18 October 2021
Recording of the week: Family mealtimes
This week's selection comes from Dr Madeline White, Curator of Oral History.
One way or another, food is at the heart of everyday life for almost everyone on the planet. We plan our days around it, share it with friends, watch TV shows about it, and food – or sometimes, intentional abstinence from food – is central to many religious, cultural and familial celebrations. Our relationship to food – whether it is we eat, where we eat it, or who we eat it with – is a reflection of who we are, shaped as it is by the traditions we inherit from our families, cultural expectations, our social circumstances and other aspects of our day-to-day lives.
Image: Anadolu Agency / Contributor via Getty Images (1212156867)
When interviewers ask people to describe what mealtimes look like for them, they are asking about more than just how people sustain themselves. In this clip, Kuli Padan interviewed in 1999 for the Millennium Memory Bank, describes a typical family mealtime in her home, and in doing so reveals much about her family dynamics and cultural heritage.
At the end she reflects on the ‘sad’ fact that the television is the focal point of her family now, and an enduring presence at her family’s mealtimes in particular.
Kuli Padan family cooking and eating [BL REF C900/17597]
Listening to this clip brought to mind conversations I’ve had with my own family recently on how our mealtimes have changed as a result of the Covid-19 pandemic and the resulting lockdowns. Growing up, family mealtimes at the dinner table every evening – without any technology – was one thing my parents insisted on. It was important to them that we spent that time together, catching up and sharing what we’d been up to each day.
When lockdown happened and we suddenly found ourselves spending all our time together – all working in the same space as we were living, our hobbies and social lives brought to an abrupt stop – we suddenly found ourselves short on things to talk about at mealtimes. Gradually, for the first time in my life, family mealtimes moved to in front of the TV where a programme (usually a quiz show of sorts) could take the place of conversation. I don’t lament this development in the same way Kuli Padan does, because it feels less like a loss and more like a reaction to a world that changed in ways that were beyond our control. It does raise some interesting questions about why we eat in the ways that we do and our emotional relationship to those moments in our lives, though.

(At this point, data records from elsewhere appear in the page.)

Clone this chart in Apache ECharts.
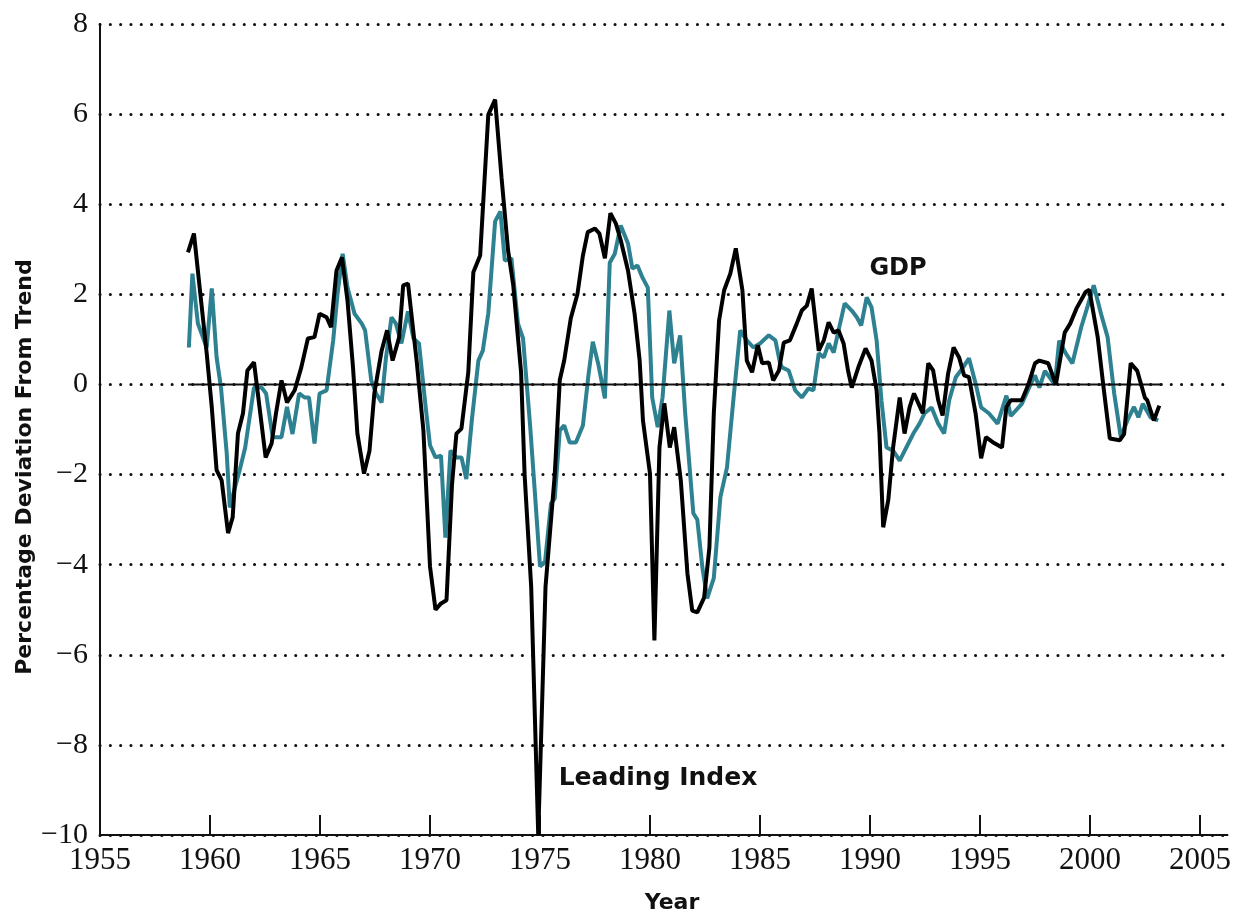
<!DOCTYPE html>
<html>
<head>
<meta charset="utf-8">
<script src="https://cdn.jsdelivr.net/npm/echarts@6/dist/echarts.min.js"></script>
<style>
  html, body { margin: 0; padding: 0; background: #fff; }
  #chart { width: 1234px; height: 917px; }
</style>
</head>
<body>
<div id="chart"></div>
<script>
// values: [year, percentage deviation from trend]
var leadingIndex = [
  [1959.0, 2.93], [1959.27, 3.35], [1959.53, 2.15], [1959.85, 0.69], [1960.08, -0.5], [1960.3, -1.9],
  [1960.53, -2.13], [1960.82, -3.3], [1961.03, -2.95], [1961.27, -1.09], [1961.5, -0.64], [1961.7, 0.31],
  [1962.0, 0.49], [1962.25, -0.5], [1962.53, -1.62], [1962.8, -1.31], [1963.0, -0.64], [1963.25, 0.09],
  [1963.5, -0.4], [1963.85, -0.13], [1964.15, 0.38], [1964.45, 1.02], [1964.75, 1.05], [1964.98, 1.57],
  [1965.3, 1.49], [1965.5, 1.27], [1965.75, 2.53], [1966.0, 2.82], [1966.25, 1.86], [1966.5, 0.38],
  [1966.7, -1.09], [1967.0, -1.98], [1967.25, -1.47], [1967.47, -0.2], [1967.8, 0.75], [1968.05, 1.2],
  [1968.3, 0.53], [1968.6, 1.05], [1968.78, 2.2], [1969.0, 2.24], [1969.4, 0.49], [1969.7, -1.02],
  [1970.0, -4.04], [1970.25, -5.0], [1970.5, -4.86], [1970.75, -4.79], [1971.0, -2.22], [1971.2, -1.09],
  [1971.43, -0.98], [1971.74, 0.27], [1971.97, 2.49], [1972.28, 2.86], [1972.65, 5.99], [1972.96, 6.32],
  [1973.25, 4.6], [1973.55, 2.97], [1973.78, 2.22], [1974.14, 0.27], [1974.3, -2.0], [1974.6, -4.5],
  [1974.92, -10.0], [1975.25, -4.5], [1975.67, -2.0], [1975.9, 0.1], [1976.1, 0.53], [1976.4, 1.47],
  [1976.7, 2.0], [1976.95, 2.86], [1977.17, 3.38], [1977.5, 3.46], [1977.7, 3.35], [1977.95, 2.8],
  [1978.2, 3.8], [1978.45, 3.57], [1978.67, 3.2], [1979.0, 2.53], [1979.3, 1.57], [1979.53, 0.53],
  [1979.68, -0.8], [1980.0, -1.98], [1980.2, -5.68], [1980.43, -1.4], [1980.65, -0.42], [1980.9, -1.4],
  [1981.1, -0.95], [1981.4, -2.13], [1981.7, -4.19], [1981.92, -5.02], [1982.15, -5.06], [1982.46, -4.73],
  [1982.7, -3.62], [1982.9, -0.64], [1983.14, 1.42], [1983.37, 2.09], [1983.65, 2.46], [1983.9, 3.02],
  [1984.2, 2.09], [1984.4, 0.53], [1984.64, 0.27], [1984.9, 0.87], [1985.1, 0.47], [1985.4, 0.49],
  [1985.6, 0.09], [1985.86, 0.31], [1986.08, 0.93], [1986.36, 0.98], [1986.67, 1.35], [1986.9, 1.64],
  [1987.13, 1.75], [1987.35, 2.13], [1987.67, 0.75], [1987.9, 0.98], [1988.12, 1.38], [1988.35, 1.15],
  [1988.57, 1.2], [1988.8, 0.91], [1989.0, 0.31], [1989.17, -0.07], [1989.47, 0.38], [1989.8, 0.8],
  [1990.07, 0.53], [1990.3, -0.13], [1990.43, -1.09], [1990.6, -3.17], [1990.83, -2.57], [1991.05, -1.4],
  [1991.35, -0.29], [1991.57, -1.09], [1991.8, -0.51], [1992.0, -0.2], [1992.2, -0.42], [1992.4, -0.64],
  [1992.65, 0.47], [1992.87, 0.31], [1993.1, -0.35], [1993.3, -0.69], [1993.55, 0.24], [1993.8, 0.82],
  [1994.05, 0.6], [1994.28, 0.2], [1994.5, 0.16], [1994.8, -0.64], [1995.05, -1.64], [1995.27, -1.17],
  [1995.64, -1.3], [1996.0, -1.4], [1996.2, -0.5], [1996.4, -0.35], [1996.9, -0.35], [1997.2, 0.0],
  [1997.5, 0.47], [1997.7, 0.53], [1998.1, 0.47], [1998.45, 0.0], [1998.85, 1.15], [1999.1, 1.35],
  [1999.4, 1.7], [1999.8, 2.05], [1999.97, 2.1], [2000.35, 1.05], [2000.6, 0.0], [2000.9, -1.2],
  [2001.35, -1.24], [2001.55, -1.1], [2001.85, 0.47], [2002.15, 0.3], [2002.5, -0.3], [2002.6, -0.35],
  [2002.9, -0.8], [2003.15, -0.47]
];

var gdp = [
  [1959.04, 0.82], [1959.2, 2.46], [1959.45, 1.35], [1959.85, 0.82], [1960.08, 2.13], [1960.3, 0.6],
  [1960.5, -0.07], [1960.76, -1.53], [1960.9, -2.73], [1961.1, -2.35], [1961.35, -1.9], [1961.6, -1.4],
  [1961.8, -0.73], [1962.0, -0.07], [1962.35, -0.07], [1962.55, -0.2], [1962.85, -1.17], [1963.25, -1.17],
  [1963.5, -0.5], [1963.75, -1.1], [1964.05, -0.2], [1964.3, -0.29], [1964.5, -0.29], [1964.75, -1.31],
  [1964.98, -0.2], [1965.3, -0.13], [1965.6, 0.98], [1965.8, 2.02], [1966.03, 2.9], [1966.25, 2.15],
  [1966.57, 1.57], [1966.9, 1.35], [1967.05, 1.2], [1967.33, 0.09], [1967.55, -0.2], [1967.8, -0.4],
  [1968.0, 0.6], [1968.25, 1.49], [1968.45, 1.35], [1968.7, 0.91], [1969.0, 1.62], [1969.25, 1.02],
  [1969.5, 0.91], [1969.8, -0.49], [1970.0, -1.35], [1970.25, -1.62], [1970.5, -1.58], [1970.7, -3.4],
  [1970.93, -1.47], [1971.2, -1.62], [1971.43, -1.62], [1971.65, -2.1], [1971.9, -0.8], [1972.2, 0.53],
  [1972.4, 0.75], [1972.65, 1.58], [1972.96, 3.62], [1973.2, 3.84], [1973.4, 2.75], [1973.7, 2.8],
  [1974.0, 1.35], [1974.23, 1.02], [1974.55, -0.91], [1974.77, -2.42], [1975.0, -4.04], [1975.23, -3.93],
  [1975.5, -2.64], [1975.67, -2.53], [1975.9, -1.02], [1976.1, -0.91], [1976.35, -1.29], [1976.63, -1.29],
  [1976.95, -0.91], [1977.2, 0.2], [1977.4, 0.95], [1977.65, 0.45], [1977.95, -0.31], [1978.17, 2.7],
  [1978.4, 2.9], [1978.67, 3.53], [1979.0, 3.13], [1979.2, 2.57], [1979.43, 2.64], [1979.66, 2.37],
  [1979.9, 2.15], [1980.1, -0.29], [1980.35, -0.95], [1980.57, -0.29], [1980.88, 1.64], [1981.1, 0.47],
  [1981.37, 1.09], [1981.6, -0.64], [1981.97, -2.86], [1982.15, -3.0], [1982.38, -4.06], [1982.6, -4.75],
  [1982.9, -4.3], [1983.2, -2.5], [1983.5, -1.84], [1983.8, -0.29], [1984.1, 1.2], [1984.4, 0.98],
  [1984.7, 0.82], [1985.0, 0.91], [1985.4, 1.09], [1985.7, 0.98], [1985.9, 0.5], [1986.0, 0.38],
  [1986.3, 0.31], [1986.6, -0.13], [1986.9, -0.29], [1987.2, -0.09], [1987.43, -0.13], [1987.67, 0.69],
  [1987.9, 0.6], [1988.12, 0.91], [1988.35, 0.71], [1988.57, 1.2], [1988.85, 1.8], [1989.17, 1.64],
  [1989.4, 1.49], [1989.6, 1.31], [1989.85, 1.93], [1990.07, 1.71], [1990.3, 0.98], [1990.52, -0.35],
  [1990.75, -1.4], [1991.05, -1.47], [1991.35, -1.69], [1991.65, -1.4], [1991.97, -1.09], [1992.25, -0.87],
  [1992.48, -0.64], [1992.8, -0.51], [1993.1, -0.87], [1993.37, -1.09], [1993.6, -0.35], [1993.9, 0.16],
  [1994.23, 0.38], [1994.5, 0.58], [1994.8, 0.02], [1995.05, -0.51], [1995.4, -0.64], [1995.8, -0.87],
  [1996.2, -0.25], [1996.4, -0.7], [1996.9, -0.43], [1997.3, 0.0], [1997.5, 0.2], [1997.7, -0.07],
  [1997.95, 0.3], [1998.4, 0.0], [1998.6, 0.97], [1998.9, 0.69], [1999.2, 0.47], [1999.6, 1.27],
  [1999.9, 1.75], [2000.17, 2.2], [2000.5, 1.57], [2000.8, 1.05], [2001.1, -0.2], [2001.4, -1.17],
  [2001.7, -0.8], [2002.0, -0.5], [2002.2, -0.73], [2002.4, -0.43], [2002.75, -0.73], [2003.1, -0.8]
];

var zeroLine = [[1959.0, 0], [2003.3, 0]];
var yearTicks = [1955, 1960, 1965, 1970, 1975, 1980, 1985, 1990, 1995, 2000, 2005];

var serif = '"Liberation Serif", "DejaVu Serif", serif';
var sans = '"DejaVu Sans", "Open Sans", sans-serif';

var myChart = echarts.init(document.getElementById('chart'));
var option = {
  animation: false,
  backgroundColor: '#fff',
  grid: { left: 100, right: 4, top: 24, bottom: 82 },
  xAxis: {
    type: 'value',
    min: 1955,
    max: 2006.25,
    interval: 5,
    axisLine: { onZero: false, lineStyle: { color: '#111', width: 2 } },
    axisTick: { inside: true, length: 20, customValues: yearTicks, lineStyle: { color: '#111', width: 2 } },
    axisLabel: {
      customValues: yearTicks,
      color: '#111', fontFamily: serif, fontSize: 31, margin: 10,
      formatter: function (v) { return String(v); }
    },
    splitLine: { show: false }
  },
  yAxis: {
    type: 'value',
    min: -10,
    max: 8,
    interval: 2,
    axisLine: { show: true, lineStyle: { color: '#111', width: 2 } },
    axisTick: { show: false },
    axisLabel: {
      color: '#111', fontFamily: serif, fontSize: 30, margin: 12,
      formatter: function (v) { return String(v).replace('-', '\u2212'); }
    },
    splitLine: {
      show: true,
      lineStyle: { color: '#111', width: 3, type: [0.1, 10.2], cap: 'round' }
    }
  },
  series: [
    {
      name: 'GDP', type: 'line', data: gdp, symbol: 'none', z: 2,
      lineStyle: { color: '#2d8190', width: 4 }
    },
    {
      name: 'zero', type: 'line', data: zeroLine, symbol: 'none', z: 3,
      lineStyle: { color: '#111', width: 2 }
    },
    {
      name: 'Leading Index', type: 'line', data: leadingIndex, symbol: 'none', z: 4,
      lineStyle: { color: '#000', width: 4 }
    }
  ],
  graphic: [
    {
      type: 'text', x: 25, y: 467, rotation: Math.PI / 2,
      style: {
        text: 'Percentage Deviation From Trend', fill: '#111',
        font: 'bold 22px ' + sans, textAlign: 'center', textVerticalAlign: 'middle'
      }
    },
    {
      type: 'text', x: 672, y: 903,
      style: {
        text: 'Year', fill: '#111', font: 'bold 22px ' + sans,
        textAlign: 'center', textVerticalAlign: 'middle'
      }
    },
    {
      type: 'text', x: 898, y: 269,
      style: {
        text: 'GDP', fill: '#111', font: 'bold 24px ' + sans,
        textAlign: 'center', textVerticalAlign: 'middle'
      }
    },
    {
      type: 'text', x: 658, y: 778,
      style: {
        text: 'Leading Index', fill: '#111', font: 'bold 25px ' + sans,
        textAlign: 'center', textVerticalAlign: 'middle'
      }
    }
  ]
};
myChart.setOption(option, true);
</script>
</body>
</html>
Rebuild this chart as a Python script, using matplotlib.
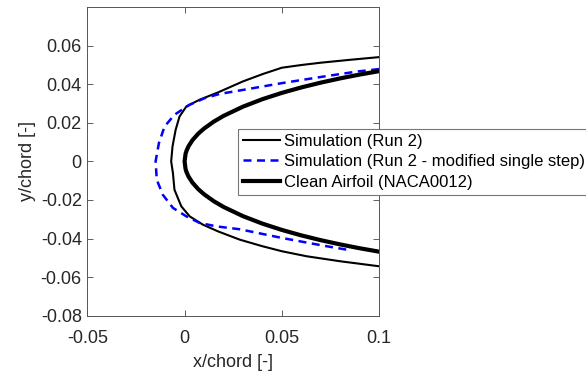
import matplotlib
matplotlib.use("Agg")
import matplotlib.pyplot as plt

plt.rcParams["font.family"] = ["Liberation Sans", "DejaVu Sans"]

# Simulation (Run 2): ice shape contour, upper and lower surfaces
run2_upper_x = [-0.0069, -0.0062, -0.0046, -0.0026, 0.0009, 0.0077, 0.0172, 0.0300,
                0.0404, 0.0500, 0.0600, 0.0700, 0.0850, 0.1000]
run2_upper_y = [0.0000, 0.0078, 0.0164, 0.0233, 0.0285, 0.0320, 0.0358, 0.0415,
                0.0454, 0.0486, 0.0500, 0.0512, 0.0527, 0.0541]
run2_lower_x = [-0.0069, -0.0060, -0.0052, -0.0017, 0.0026, 0.0094, 0.0172, 0.0284,
                0.0400, 0.0500, 0.0627, 0.0800, 0.1000]
run2_lower_y = [0.0000, -0.0060, -0.0147, -0.0233, -0.0285, -0.0328, -0.0363, -0.0406,
                -0.0440, -0.0466, -0.0492, -0.0518, -0.0544]

# Simulation (Run 2 - modified single step)
mod_upper_x = [-0.0149, -0.0132, -0.0103, -0.0052, 0.0026, 0.0103, 0.0180, 0.0284,
               0.0500, 0.0713, 0.0885, 0.1000]
mod_upper_y = [0.0000, 0.0095, 0.0181, 0.0242, 0.0294, 0.0328, 0.0350, 0.0368,
               0.0406, 0.0440, 0.0466, 0.0479]
mod_lower_x = [-0.0149, -0.0143, -0.0112, -0.0060, 0.0009, 0.0077, 0.0163, 0.0284,
               0.0500, 0.0713, 0.0834]
mod_lower_y = [0.0000, -0.0095, -0.0173, -0.0241, -0.0285, -0.0319, -0.0337, -0.0352,
               -0.0397, -0.0437, -0.0458]

# Clean airfoil (NACA0012) half-thickness
clean_x = [0.0, 0.0005, 0.001, 0.002, 0.004, 0.007, 0.01, 0.015, 0.02, 0.03,
           0.04, 0.05, 0.06, 0.07, 0.08, 0.09, 0.1]
clean_y = [0.0, 0.00395, 0.00556, 0.00782, 0.01096, 0.01437, 0.01704, 0.02064,
           0.02360, 0.02840, 0.03228, 0.03555, 0.03838, 0.04086, 0.04307, 0.04505, 0.04683]

x_ticks = [-0.05, 0, 0.05, 0.1]
x_tick_labels = ["-0.05", "0", "0.05", "0.1"]
y_ticks = [-0.08, -0.06, -0.04, -0.02, 0, 0.02, 0.04, 0.06]
y_tick_labels = ["-0.08", "-0.06", "-0.04", "-0.02", "0", "0.02", "0.04", "0.06"]

labels = ["Simulation (Run 2)",
          "Simulation (Run 2 - modified single step)",
          "Clean Airfoil (NACA0012)"]


def closed(ux, uy, lx, ly):
    """Join upper surface (trailing->leading) with lower surface (leading->trailing)."""
    xs = list(reversed(ux)) + list(lx[1:])
    ys = list(reversed(uy)) + list(ly[1:])
    return xs, ys


fig = plt.figure(figsize=(5.86, 3.78), dpi=100)
ax = fig.add_axes([0.149, 0.165, 0.498, 0.816])

rx, ry = closed(run2_upper_x, run2_upper_y, run2_lower_x, run2_lower_y)
mx, my = closed(mod_upper_x, mod_upper_y, mod_lower_x, mod_lower_y)
cx, cy = closed(clean_x, clean_y, clean_x, [-v for v in clean_y])

l1, = ax.plot(rx, ry, color="black", lw=1.5, solid_joinstyle="round")
l2, = ax.plot(mx, my, color="#0000ff", lw=1.8, dashes=(3.2, 2.2))
l3, = ax.plot(cx, cy, color="black", lw=3.0, solid_joinstyle="round")

ax.set_xlim(-0.05, 0.1)
ax.set_ylim(-0.08, 0.08)
ax.set_xticks(x_ticks)
ax.set_xticklabels(x_tick_labels)
ax.set_yticks(y_ticks)
ax.set_yticklabels(y_tick_labels)
ax.tick_params(direction="in", length=4, width=0.6, color="#444444",
               labelsize=13, labelcolor="#262626", top=True, right=True)
ax.tick_params(axis="x", pad=10.5)
ax.tick_params(axis="y", pad=4)
for s in ax.spines.values():
    s.set_color("#555555")
    s.set_linewidth(0.7)

ax.set_xlabel("x/chord [-]", fontsize=13, color="#262626", labelpad=5)
ax.set_ylabel("y/chord [-]", fontsize=13, color="#262626", labelpad=3.5)

leg = fig.legend([l1, l2, l3], labels, loc="upper left",
                 bbox_to_anchor=(238 / 586, 1 - 129 / 378),
                 fontsize=12, frameon=True, fancybox=False,
                 borderpad=0.3, labelspacing=0.32, handlelength=2.2,
                 handletextpad=0.25, borderaxespad=0.0)
leg.get_frame().set_edgecolor("#777777")
leg.get_frame().set_linewidth(0.8)
leg.get_frame().set_alpha(1.0)

fig.savefig("out.png", dpi=100)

Of course, these experiences are very personal and individual. The pandemic, for example, may have changed other people’s eating habits in ways vastly different to my own: perhaps working from home presented some families with an opportunity to share mealtimes that they never had before, or enabled someone to find time to learn to cook from scratch. Over time, children grow into adults and the responsibilities for cooking and feeding in the home change and shift, as do food preferences, the schedules for mealtimes, and exposure to new foods and ways of eating. Kuli Padan was interviewed in 1999; I wonder how mealtimes may have changed for her in the years since she gave her interview?
The nature of the life history approach, which informs many of the interviews in the British Library’s oral history archive, combined with the sheer size and thematic scope of the collections means our archive contains a wealth of material on people’s eating habits and their relationship to food. This particular extract is featured in If Homes Had Ears, a website which showcases the sounds of domestic life, by exploring five spaces in the home: the bedroom, living room, kitchen, bathroom and garden. Each space highlights intriguing audio clips from the diverse collections in the British Library Sound Archive, covering the timespan of recorded sound and featuring many of the rich cultures that make up the UK.
Kuli Padan was interviewed by Eka Morgan in 1999 for the Millennium Memory Bank, the largest recording project in the history of British radio. It ran from 1998-99, capturing the pulse of the century through the voices of thousands of people from all walks of life.